The bill would also allow detainees to plead guilty to criminal charges in civilian courts in the United States via teleconference. Those who plead guilty would be allowed to serve out their sentences in foreign countries.

Right now, civilian court is inaccessible to detainees because of the ban on transfers to the United States. Instead, detainees who are being prosecuted are subject to military commissions, which critics have decried as dysfunctional.

Of the 80 detainees still at Guantanamo, 10 have been charged or convicted in the military commission system.

Civilian court offers detainees the advantage of pleading guilty to several offenses, such as conspiracy and providing material support to terrorism, that aren’t available in military commissions because they are not war crimes.

Also unlike military commissions, civilian courts can count previous time in custody toward any sentence.

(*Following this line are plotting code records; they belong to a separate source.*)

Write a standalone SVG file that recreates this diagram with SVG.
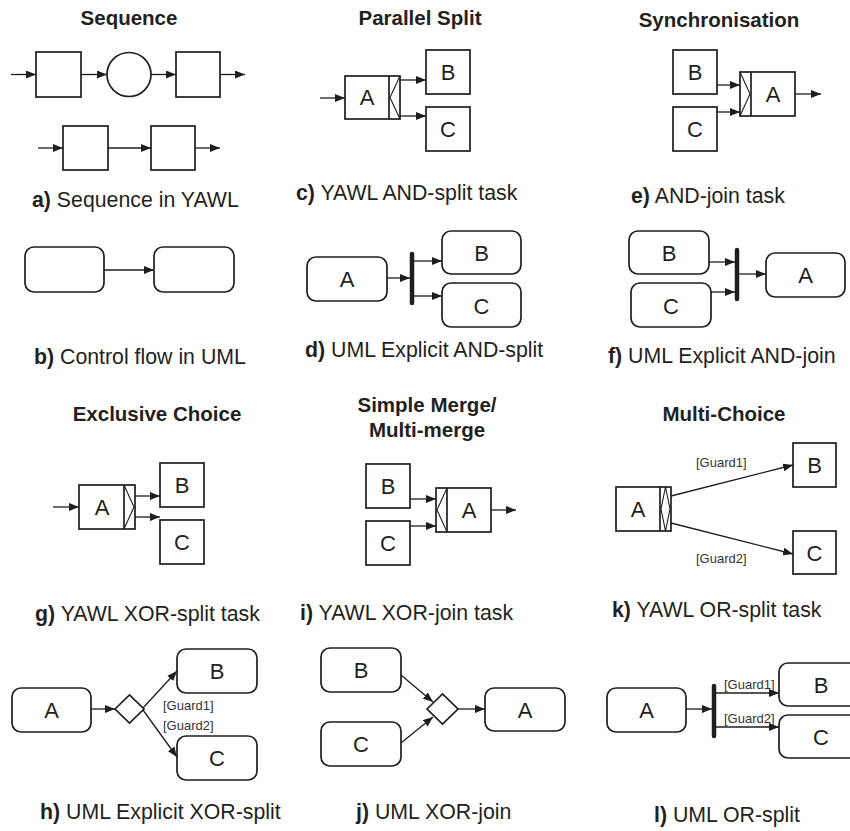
<svg xmlns="http://www.w3.org/2000/svg" width="850" height="831" viewBox="0 0 850 831">
<defs>
<marker id="ah" markerUnits="userSpaceOnUse" markerWidth="10" markerHeight="8" refX="10" refY="4" orient="auto">
<path d="M0,0 L10,4 L0,8 z" fill="#1e1e1e"/>
</marker>
<style>
.box{fill:#fff;stroke:#1e1e1e;stroke-width:1.7}
.thin{fill:none;stroke:#1e1e1e;stroke-width:1.1}
.arr{fill:none;stroke:#1e1e1e;stroke-width:1.3;marker-end:url(#ah)}
.bar{stroke:#1e1e1e;stroke-width:4.5;stroke-linecap:round}
.title{font-family:"Liberation Sans",Arial,sans-serif;font-weight:bold;font-size:20.5px;fill:#231f20;text-anchor:middle}
.cap{font-family:"Liberation Sans",Arial,sans-serif;font-size:21.3px;fill:#231f20}
.cap tspan.b{font-weight:bold}
.lbl{font-family:"Liberation Sans",Arial,sans-serif;font-size:22px;fill:#231f20;text-anchor:middle}
.g{font-family:"Liberation Sans",Arial,sans-serif;font-size:13px;fill:#333}
</style>
</defs>

<!-- Titles and captions -->
<g id="texts">
<text class="title" x="129" y="25">Sequence</text>
<text class="title" x="420" y="25">Parallel Split</text>
<text class="title" x="719" y="27">Synchronisation</text>
<text class="title" x="157" y="421">Exclusive Choice</text>
<text class="title" x="427" y="412">Simple Merge/</text>
<text class="title" x="427" y="437">Multi-merge</text>
<text class="title" x="724" y="421">Multi-Choice</text>
<text class="cap" x="32" y="207"><tspan class="b">a)</tspan> Sequence in YAWL</text>
<text class="cap" x="34" y="364"><tspan class="b">b)</tspan> Control flow in UML</text>
<text class="cap" x="296" y="200"><tspan class="b">c)</tspan> YAWL AND-split task</text>
<text class="cap" x="305" y="357"><tspan class="b">d)</tspan> UML Explicit AND-split</text>
<text class="cap" x="631" y="203"><tspan class="b">e)</tspan> AND-join task</text>
<text class="cap" x="608" y="363"><tspan class="b">f)</tspan> UML Explicit AND-join</text>
<text class="cap" x="35" y="621"><tspan class="b">g)</tspan> YAWL XOR-split task</text>
<text class="cap" x="40" y="819"><tspan class="b">h)</tspan> UML Explicit XOR-split</text>
<text class="cap" x="300" y="620"><tspan class="b">i)</tspan> YAWL XOR-join task</text>
<text class="cap" x="356" y="819"><tspan class="b">j)</tspan> UML XOR-join</text>
<text class="cap" x="612" y="617"><tspan class="b">k)</tspan> YAWL OR-split task</text>
<text class="cap" x="654" y="822"><tspan class="b">l)</tspan> UML OR-split</text>
</g>

<!-- a) Sequence in YAWL -->
<g id="a-task1"><rect class="box" x="36" y="52" width="45" height="45"/></g>
<g id="a-cond"><circle class="box" cx="129" cy="74.5" r="22"/></g>
<g id="a-task2"><rect class="box" x="176" y="52" width="44" height="45"/></g>
<g id="a-task3"><rect class="box" x="63" y="126" width="45" height="44"/></g>
<g id="a-task4"><rect class="box" x="151" y="126" width="44" height="44"/></g>

<!-- b) UML control flow -->
<g id="b-act1"><rect class="box" x="25" y="247" width="79" height="45" rx="9"/></g>
<g id="b-act2"><rect class="box" x="154" y="247" width="80" height="45" rx="9"/></g>

<!-- c) AND-split -->
<g id="c-A"><rect class="box" x="345" y="76" width="55" height="43"/><line class="box" x1="389" y1="76" x2="389" y2="119"/><path class="thin" d="M400,76 L390,97.5 L400,119"/><text class="lbl" x="367" y="105">A</text></g>
<g id="c-B"><rect class="box" x="426" y="50" width="44" height="44"/><text class="lbl" x="448" y="80">B</text></g>
<g id="c-C"><rect class="box" x="426" y="107" width="44" height="44"/><text class="lbl" x="448" y="137">C</text></g>

<!-- d) UML AND-split -->
<g id="d-A"><rect class="box" x="307" y="257" width="80" height="44" rx="9"/><text class="lbl" x="347" y="287">A</text></g>
<g id="d-bar"><line class="bar" x1="412" y1="254" x2="412" y2="303"/></g>
<g id="d-B"><rect class="box" x="442" y="231" width="79" height="43" rx="9"/><text class="lbl" x="481.5" y="261">B</text></g>
<g id="d-C"><rect class="box" x="442" y="283" width="79" height="44" rx="9"/><text class="lbl" x="481.5" y="314">C</text></g>

<!-- e) AND-join -->
<g id="e-B"><rect class="box" x="673" y="50" width="44" height="44"/><text class="lbl" x="695" y="80">B</text></g>
<g id="e-C"><rect class="box" x="673" y="107" width="44" height="44"/><text class="lbl" x="695" y="137">C</text></g>
<g id="e-A"><rect class="box" x="740" y="72" width="55" height="44"/><line class="box" x1="751" y1="72" x2="751" y2="116"/><path class="thin" d="M740,72 L750,94 L740,116"/><text class="lbl" x="773" y="102">A</text></g>

<!-- f) UML AND-join -->
<g id="f-B"><rect class="box" x="629" y="231" width="80" height="43" rx="9"/><text class="lbl" x="669" y="261">B</text></g>
<g id="f-C"><rect class="box" x="631" y="283" width="80" height="44" rx="9"/><text class="lbl" x="671" y="314">C</text></g>
<g id="f-bar"><line class="bar" x1="737" y1="250" x2="737" y2="299"/></g>
<g id="f-A"><rect class="box" x="766" y="253" width="79" height="44" rx="9"/><text class="lbl" x="805.5" y="283">A</text></g>

<!-- g) XOR-split -->
<g id="g-A"><rect class="box" x="79" y="485" width="56" height="44"/><line class="box" x1="124" y1="485" x2="124" y2="529"/><path class="thin" d="M124,485 L134,507 L124,529"/><text class="lbl" x="102" y="515">A</text></g>
<g id="g-B"><rect class="box" x="160" y="463" width="44" height="44"/><text class="lbl" x="182" y="493">B</text></g>
<g id="g-C"><rect class="box" x="160" y="520" width="44" height="44"/><text class="lbl" x="182" y="550">C</text></g>

<!-- i) XOR-join -->
<g id="i-B"><rect class="box" x="366" y="464" width="44" height="44"/><text class="lbl" x="388" y="494">B</text></g>
<g id="i-C"><rect class="box" x="366" y="521" width="44" height="44"/><text class="lbl" x="388" y="551">C</text></g>
<g id="i-A"><rect class="box" x="436" y="488" width="55" height="44"/><line class="box" x1="447" y1="488" x2="447" y2="532"/><path class="thin" d="M447,488 L437,510 L447,532"/><text class="lbl" x="469" y="518">A</text></g>

<!-- k) OR-split -->
<g id="k-A"><rect class="box" x="616" y="487" width="55" height="44"/><line class="box" x1="660" y1="487" x2="660" y2="531"/><path class="thin" d="M665.5,487 L661,509 L665.5,531 L670,509 z"/><text class="lbl" x="638" y="517">A</text></g>
<g id="k-B"><rect class="box" x="793" y="443" width="43" height="44"/><text class="lbl" x="814.5" y="473">B</text></g>
<g id="k-C"><rect class="box" x="793" y="531" width="43" height="43"/><text class="lbl" x="814.5" y="561">C</text></g>

<!-- h) UML XOR-split -->
<g id="h-A"><rect class="box" x="12" y="688" width="79" height="44" rx="9"/><text class="lbl" x="51.5" y="718">A</text></g>
<g id="h-dec"><path class="box" d="M115,709 L129.5,695 L144,709 L129.5,723 z"/></g>
<g id="h-B"><rect class="box" x="177" y="649" width="80" height="44" rx="9"/><text class="lbl" x="217" y="679">B</text></g>
<g id="h-C"><rect class="box" x="177" y="736" width="80" height="44" rx="9"/><text class="lbl" x="217" y="766">C</text></g>

<!-- j) UML XOR-join -->
<g id="j-B"><rect class="box" x="321" y="648" width="80" height="44" rx="9"/><text class="lbl" x="361" y="678">B</text></g>
<g id="j-C"><rect class="box" x="321" y="722" width="80" height="44" rx="9"/><text class="lbl" x="361" y="752">C</text></g>
<g id="j-dec"><path class="box" d="M427,709 L442.5,694 L458,709 L442.5,724 z"/></g>
<g id="j-A"><rect class="box" x="485" y="688" width="80" height="43" rx="9"/><text class="lbl" x="525" y="718">A</text></g>

<!-- l) UML OR-split -->
<g id="l-A"><rect class="box" x="607" y="688" width="79" height="44" rx="9"/><text class="lbl" x="646.5" y="718">A</text></g>
<g id="l-bar"><line class="bar" x1="714" y1="686" x2="714" y2="736"/></g>
<g id="l-B"><rect class="box" x="779" y="663" width="90" height="43" rx="9"/><text class="lbl" x="821" y="693">B</text></g>
<g id="l-C"><rect class="box" x="779" y="715" width="90" height="43" rx="9"/><text class="lbl" x="821" y="745">C</text></g>

<!-- guard labels -->
<g id="guards">
<text class="g" x="696" y="467">[Guard1]</text>
<text class="g" x="696" y="563">[Guard2]</text>
<text class="g" x="163" y="710">[Guard1]</text>
<text class="g" x="163" y="730">[Guard2]</text>
<text class="g" x="724" y="689">[Guard1]</text>
<text class="g" x="724" y="723">[Guard2]</text>
</g>

<!-- connectors -->
<g id="connectors">
<line class="arr" x1="11" y1="74.5" x2="36" y2="74.5"/>
<line class="arr" x1="81" y1="74.5" x2="107" y2="74.5"/>
<line class="arr" x1="151" y1="74.5" x2="176" y2="74.5"/>
<line class="arr" x1="220" y1="74.5" x2="245" y2="74.5"/>
<line class="arr" x1="38" y1="148" x2="63" y2="148"/>
<line class="arr" x1="108" y1="148" x2="151" y2="148"/>
<line class="arr" x1="195" y1="148" x2="220" y2="148"/>

<line class="arr" x1="104" y1="270" x2="154" y2="270"/>

<line class="arr" x1="320" y1="98" x2="345" y2="98"/>
<line class="arr" x1="400" y1="80" x2="426" y2="80"/>
<line class="arr" x1="400" y1="116" x2="426" y2="116"/>

<line class="arr" x1="387" y1="278" x2="410" y2="278"/>
<line class="arr" x1="414" y1="261" x2="442" y2="261"/>
<line class="arr" x1="414" y1="296" x2="442" y2="296"/>

<line class="arr" x1="717" y1="85" x2="740" y2="85"/>
<line class="arr" x1="717" y1="112" x2="740" y2="112"/>
<line class="arr" x1="795" y1="94" x2="821" y2="94"/>

<line class="arr" x1="709" y1="262" x2="735" y2="262"/>
<line class="arr" x1="711" y1="292" x2="735" y2="292"/>
<line class="arr" x1="739" y1="274" x2="766" y2="274"/>

<line class="arr" x1="53" y1="507" x2="79" y2="507"/>
<line class="arr" x1="135" y1="496" x2="160" y2="496"/>
<line class="arr" x1="135" y1="517" x2="160" y2="517"/>

<line class="arr" x1="410" y1="499" x2="436" y2="499"/>
<line class="arr" x1="410" y1="526" x2="436" y2="526"/>
<line class="arr" x1="491" y1="510" x2="516" y2="510"/>

<line class="arr" x1="671" y1="496" x2="793" y2="465"/>
<line class="arr" x1="671" y1="523" x2="793" y2="554"/>

<line class="arr" x1="91" y1="709" x2="115" y2="709"/>
<line class="arr" x1="143" y1="708" x2="177" y2="671"/>
<line class="arr" x1="143" y1="710" x2="177" y2="757"/>

<line class="arr" x1="401" y1="675" x2="433" y2="702"/>
<line class="arr" x1="401" y1="743" x2="433" y2="717"/>
<line class="arr" x1="458" y1="709" x2="485" y2="709"/>

<line class="arr" x1="686" y1="709" x2="712" y2="709"/>
<line class="arr" x1="716" y1="693" x2="779" y2="693"/>
<line class="arr" x1="716" y1="727" x2="779" y2="727"/>
</g>
</svg>
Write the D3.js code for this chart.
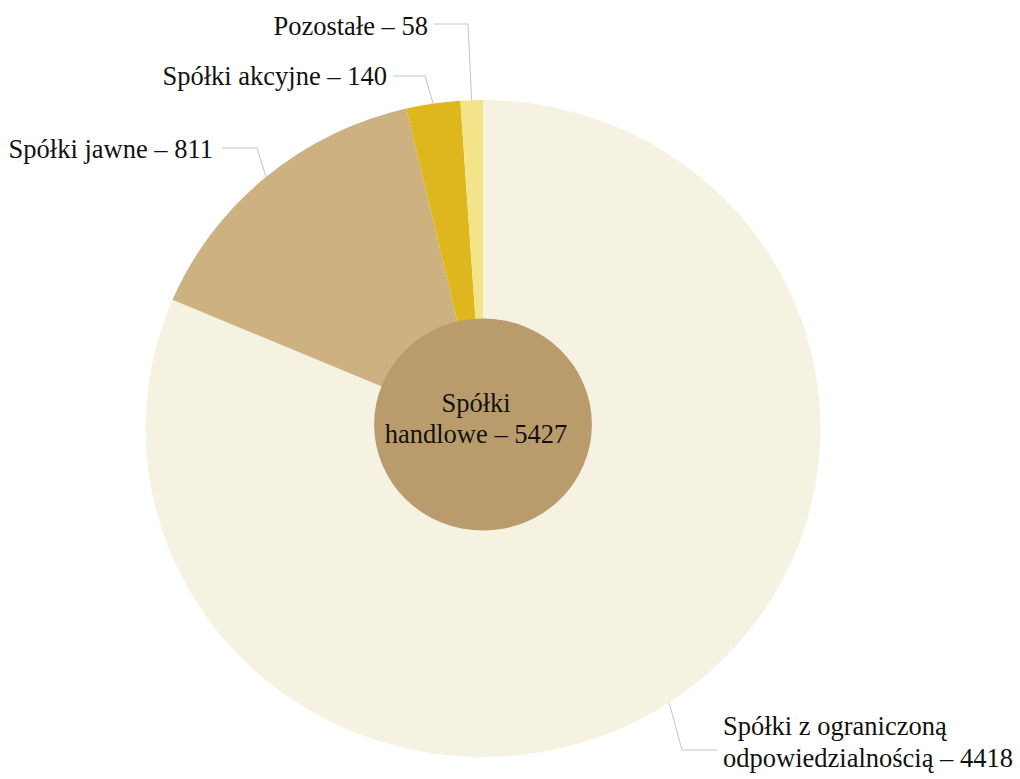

“It’s important to allow a civilian court option for Guantanamo detainees, because from a legal and policy perspective the indefinite detention and military commissions options at Guantanamo are a total disaster,” Wala said.

The Center for Constitutional Rights is also in strong support of the provision.

“If a detainee wants to plead guilty and cooperate with the government, there’s no conceivable reason why that shouldn’t happen,” said Wells Dixon, a lawyer the center who represents Guantanamo detainees.

The provision could help close the facility, he added, as detainees who are part of the so-called “irreducible minimum” could plead guilty in civilian court.

Neither provision is in the House version of the bill. So even if they pass the full Senate, they could change when the two chambers reconcile their versions of the bill.

The language on transfers for medical care has been in the Senate version in the past, only to be stripped out when the two chambers craft a conference version of the bill.

“We hold out hope this time will be different, but it’s anybody’s guess,” Dixon said. “Certainly, the detainee population is aging, and because there’s so little health care at Guantanamo, currently minor health care problems become chronic problems, and Guantanamo just doesn’t have the ability to deal with those problems.”